Ruling a call to action for lawmakers to reform public defense services in Michigan
Today, the Michigan Court of Appeals released an opinion affirming a lower court ruling in Duncan et. al. v. State of Michigan, allowing the case to move forward in Ingham County Circuit Court and denying again the State’s efforts to have the case dismissed. In the Duncan case, plaintiffs in a class action lawsuit from three counties asked the court to declare that failures in Michigan’s public defense system violated their right to counsel under the U.S. and Michigan Constitutions.
In agreeing with the lower court, the Appeals Court said, “Without an action such as this, and assuming plaintiffs’ allegations are true, indigent persons who are accused of crimes in Michigan will continue to be subject to inadequate legal representation without remedy unless such representation adversely affects the outcome. Our system of justice requires effective representation, not ineffective but non-outcome determinative representation.”
In response to today’s release from the court, Marcela Westrate, executive director of the Michigan Campaign for Justice, said that the ruling reinforces the desperate need for legislators to pick up where they left off in 2012 and adopt bipartisan indigent defense reform legislation.
“This ruling is very important for our system as a whole but also as a call to action for state legislators that reform is needed and that their work on this important constitutional problem is required.

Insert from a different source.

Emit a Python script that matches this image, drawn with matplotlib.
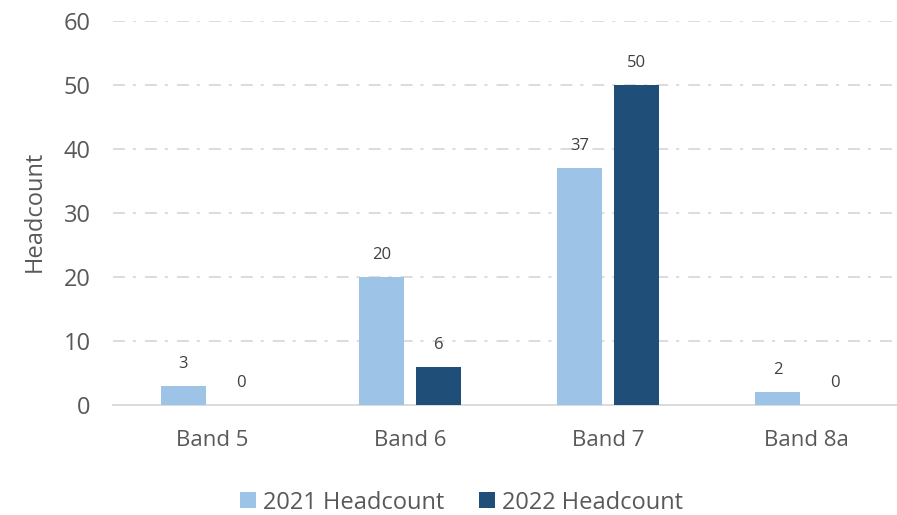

Indigent defense reform was not on the list of issues completed in the last legislative session, but lawmakers have been working on it again this spring and now is the time to make it happen.”
In June 2012, State Reps. Tom McMillin (R-Rochester Hills) and Ellen Lipton (D-Huntington Woods) introduced bipartisan legislation creating a new statewide, permanent commission to oversee indigent defense services in Michigan. The commission would establish statewide standards, identify and share best practices and provide recommendations for funding, bringing the state closer to constitutional compliance than it has ever been. The legislation attracted more than 65 co-sponsors in the State House, both Republicans and Democrats, and was approved by the House in early November with amendments adding oversight by the Michigan Supreme Court.